Tout n’est pas toujours très clair dans le film, qui joue essentiellement sur le ressenti plus que sur le dit. Ahmad Abdallah, le réalisateur, a dépassé de loin Ahmad Abdallah le scénariste. Le flou scénaristique est très présent. On commence le film avec une phrase prononcée par le fugitif blessé — Mohamad Mamdouh — via des scènes enregistrées sur son portable.

Celles-ci font allusion aux réalités cachées concernant l’accident de l’ouverture des prisons lors de la révolution de janvier 2011, pour faire fuir les criminels et les détenus politiques. Cette phrase : « J’ai pris cette vidéo pour que les gens sachent ce qui s’est passé réellement », est reprise en choeur devant les autres personnages à chaque fois qu'ils consultent les vidéos. Toutefois, le film commence et se termine sans que le spectateur comprenne ce qui s’est passé réellement.

Une autre scène vient montrer des attaques commises contre les coptes, toujours à travers des vidéos exclusives, adressant des accusations à de simples citoyens et aux gens de l’armée. Mais cela ne clarifie guère la situation. Il en est de même quant au recours aux chants soufis et aux louanges du prophète dont l’usage a teinté l’oeuvre d’un air soufi, super-oriental, sans éclaircir le sens.

Le film laisse le spectateur observer les personnages, leur comportement, leur manière d’être et leur façon de penser et d’agir sans parler, dans la majorité des cas.

Saisissant, voire bouleversant, il transporte par l’envie de la découverte. Par ses personnages, par l’absurde, la mélancolie, la sobriété de ses idées et de sa mise en scène, Farch we ghata n’est pas sans rappeler les films d’Elia Suleiman.
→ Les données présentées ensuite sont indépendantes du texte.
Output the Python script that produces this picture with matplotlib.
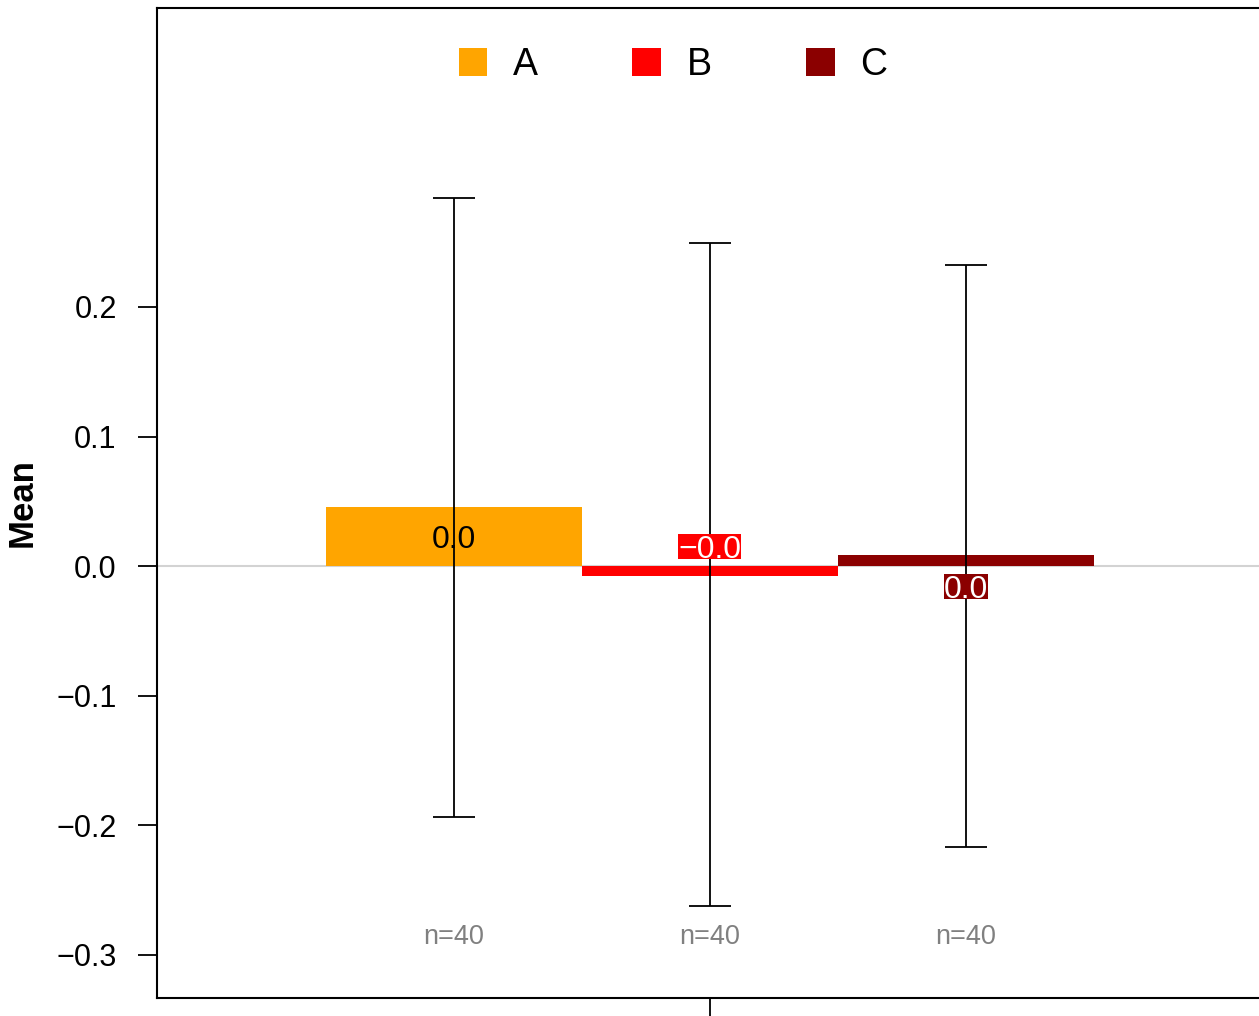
import numpy as np
import matplotlib.pyplot as plt
from matplotlib.patches import Patch, Rectangle
from matplotlib.transforms import blended_transform_factory, IdentityTransform

plt.rcParams['font.family'] = ['Liberation Sans', 'DejaVu Sans']

# data
groups = ['A', 'B', 'C']
means = [0.0458, -0.0075, 0.0085]
err_low = [-0.1935, -0.2622, -0.2170]
err_high = [0.2841, 0.2494, 0.2324]
counts = [40, 40, 40]
colors = ['#FFA500', '#FF0000', '#8B0000']
yticks = [-0.3, -0.2, -0.1, 0.0, 0.1, 0.2]

W, H, DPI = 1259, 1016, 100
fig = plt.figure(figsize=(W / DPI, H / DPI), dpi=DPI)
ax = fig.add_axes([157 / W, 1 - 998 / H, (1263 - 157) / W, 990 / H])

x = np.arange(1, len(groups) + 1)
ax.axhline(0, color='#D3D3D3', lw=1.5, zorder=0)
ax.bar(x, means, width=1.0, color=colors, zorder=1)

yerr = [np.array(means) - np.array(err_low), np.array(err_high) - np.array(means)]
ax.errorbar(x, means, yerr=yerr, fmt='none', ecolor='black', elinewidth=1.3,
            capsize=15, capthick=1.3, zorder=3)

ax.set_xlim(-0.16, 4.16)
ax.set_ylim(-0.3332, 0.4307)
ax.set_yticks(yticks)
ax.set_yticklabels([f'{t:.1f}'.replace('-', '\u2212') for t in yticks])
ax.set_xticks([2])
ax.set_xticklabels([''])
ax.tick_params(axis='both', direction='out', length=14, width=1.3, labelsize=22, pad=15)
for s in ax.spines.values():
    s.set_linewidth(1.5)

ax.set_ylabel('Mean', fontsize=25, fontweight='bold', va='center')
ax.yaxis.set_label_coords(-0.122, 0.5)

# value labels
fs_lab = 23
labels = []
for xi, m, c in zip(x, means, colors):
    txt = f'{m:.1f}'.replace('-', '\u2212')
    if abs(m) > 0.03:
        ly = m / 2
        t = ax.text(xi, ly, txt, ha='center', va='center_baseline', fontsize=fs_lab,
                    color='black', zorder=4)
    else:
        ly = -np.sign(m) * 0.0155
        t = ax.text(xi, ly, txt, ha='center', va='center_baseline', fontsize=fs_lab,
                    color='white', zorder=5)
        labels.append((t, c))

fig.canvas.draw()
cap = 0.72 * fs_lab * DPI / 72
for t, c in labels:
    bb = t.get_window_extent()
    px, py = ax.transData.transform(t.get_position())
    r = Rectangle((bb.x0, py - cap / 2 - 1), bb.width, cap + 2, facecolor=c,
                  edgecolor='none', transform=IdentityTransform(), zorder=4.5,
                  clip_on=False)
    ax.add_patch(r)

# counts
tr = blended_transform_factory(ax.transData, ax.transAxes)
for xi, n in zip(x, counts):
    ax.text(xi, 0.0616, f'n={n}', ha='center', va='center', fontsize=19.5,
            color='#808080', transform=tr)

handles = [Patch(facecolor=c, edgecolor='none') for c in colors]
fig.legend(handles, groups, loc='center', bbox_to_anchor=(673 / W, 1 - 65 / H),
           ncol=3, frameon=False, fontsize=27, handlelength=0.77, handleheight=0.77,
           handletextpad=0.69, columnspacing=2.5, borderpad=0)

fig.savefig('out.png', dpi=DPI)
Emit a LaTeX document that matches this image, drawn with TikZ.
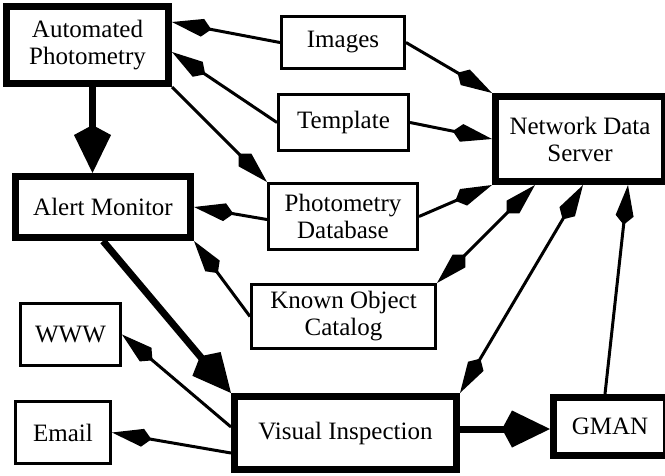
\documentclass[tikz,border=0pt]{standalone}
\usepackage{fontspec}
\setmainfont{Liberation Serif}
\usetikzlibrary{arrows.meta,calc}
\begin{document}
\begin{tikzpicture}[x=1pt,y=-1pt,
  boxbase/.style={draw, inner sep=0pt, align=center, font=\fontsize{25}{27}\selectfont},
  thinbox/.style 2 args={boxbase, line width=3pt, minimum width=#1, minimum height=#2},
  thickbox/.style 2 args={boxbase, line width=7pt, minimum width=#1, minimum height=#2},
  stip/.tip={Kite[length=40pt,width=18pt,inset=9pt,line width=0pt]},
  btip/.tip={Kite[length=48pt,width=37pt,inset=10pt,line width=0pt]},
  sarr/.style={line width=3pt, -stip},
  darr/.style={line width=3pt, stip-stip},
  barr/.style={line width=7pt, -btip}]
\useasboundingbox (0,0) rectangle (665,475);
% nodes
\node[thickbox={162pt}{77pt}] (ap) at (87.5,45) {Automated\\Photometry};
\node[thickbox={175pt}{61pt}] (am) at (103,207) {Alert Monitor};
\node[thickbox={222pt}{73pt}] (vi) at (345.5,433) {Visual Inspection};
\node[thickbox={113pt}{58pt}] (gman) at (610,426.5) {GMAN};
\node[thickbox={169pt}{85pt}] (nds) at (580,139) {Network Data\\Server};
\node[thinbox={123pt}{52pt}] (img) at (343,42.5) {Images};
\node[thinbox={130pt}{56pt}] (tpl) at (343.5,122.5) {Template};
\node[thinbox={149pt}{66pt}] (pd) at (343,216.5) {Photometry\\Database};
\node[thinbox={184pt}{64pt}] (koc) at (343.5,316.5) {Known Object\\Catalog};
\node[thinbox={100pt}{62pt}] (www) at (70.5,334.5) {WWW};
\node[thinbox={95pt}{62pt}] (email) at (63,432.5) {Email};
% connectors
\draw[sarr] (img.west) -- ([yshift=23pt]ap.east);
\draw[sarr] (tpl.west) -- ([yshift=-7pt]ap.east);
\draw[sarr] (ap.south east) -- (pd.north west);
\draw[barr] ([xshift=5pt]ap.south) -- ([xshift=5pt]ap.south |- am.north);
\draw[sarr] ([yshift=-3pt]pd.west) -- (am.east);
\draw[sarr] (koc.west) -- (am.south east);
\draw[barr] (am.south) -- (vi.north west);
\draw[sarr] ([yshift=6pt]vi.west) -- (www.east);
\draw[sarr] ([yshift=-20pt]vi.west) -- (email.east);
\draw[barr] ([yshift=4pt]vi.east) -- ([yshift=4pt]vi.east -| gman.west);
\draw[sarr] ([xshift=-5pt]gman.north) -- ([xshift=48pt]nds.south);
\draw[darr] (vi.north east) -- ([xshift=3pt]nds.south);
\draw[darr] (koc.north east) -- ([xshift=-45pt]nds.south);
\draw[sarr] (pd.east) -- (nds.south west);
\draw[sarr] (tpl.east) -- (nds.west);
\draw[sarr] (img.east) -- (nds.north west);
\end{tikzpicture}
\end{document}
La direction des acteurs est d’ailleurs remarquable, puisque le réalisateur est parvenu à trouver de jeunes débutants, avec leurs vertiges, douleurs, frustrations et désespérances.

Le comédien Asser Yassine s’avère d’une maturité éblouissante ; il dévore la caméra de par ses expressions physiques et émotionnelles, sans placer un mot. Latifa Fahmi, elle aussi, sans prononcer un seul mot, a excellé dans le rôle de la mère, grâce à ses regards et sa gestuelle, exprimant de profondes émotions.

On ne peut pas passer à côté des magnifiques plans du directeur de la photo, Mahmoud Héfni, laissant aux personnages la chance de donner d’eux-mêmes sur écran.

Pour son troisième long métrage, le réalisateur/scénariste prévoyait donner corps à un film sublime, mais à cause de quelques problèmes d’écriture, il dresse une oeuvre plus sobre et plus intime.